Back when it mattered, you used to be certain. You would ally yourself and endlessly argue the merits in comic-book stores or at a convention at the airport Ramada. DC Comics, led by Superman, was for people who adored the fantasy, the Ubermensch triumphant. These readers loved skyscrapers and archvillains and sidekicks, billowing flags, unerring ethical strength.
Marvel, led by Spider-Man, was a place for the smart but troubled reader, the deeply weird. They loved the night, the underground, accidents in the lab. All that dialogue, so many thought balloons! The heroes always on some emotional ledge, and the hubris of it all -- a grittiness that came with saving the world.
DC was about younger kids in back yards, wearing bath towel capes, leaping from treehouses.
Marvel was about older kids in basements, possibly stoned, deconstructing Thor.
DC invented places to go -- Metropolis, Gotham City, Paradise Island.
In the Marvel universe, New York is New York, and it's nothing but trouble.
DC: It was always the Fourth of July.
Marvel: It was always Halloween.
It was easy for my brothers and me.
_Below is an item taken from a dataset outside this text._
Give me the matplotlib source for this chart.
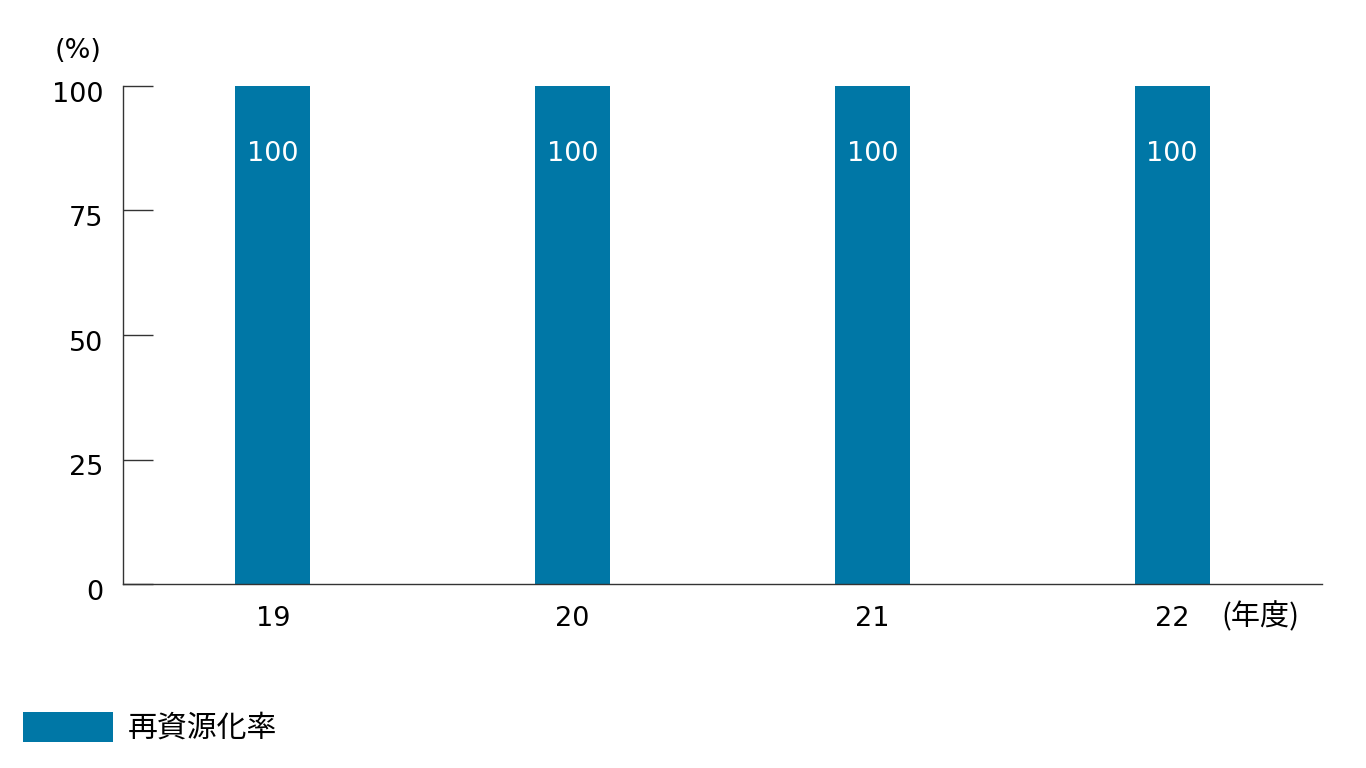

We were all Marvel Men. We didn't care for the cool professionalism, the perfection, of Superman, Aquaman or the Flash. For us the oddballs, the weirdos, the tortured souls: Spider Man, Iron Man, the Hulk, the Fantastic Four, Seargant Fury, and Shang Chai, Master of Kung-Fu (and son of the evil Fu Manchu).
On the DC side, maybe Batman had enough skin in the game--but that was it.
Of course, we love the Superman: the Movie. We weren't crazy.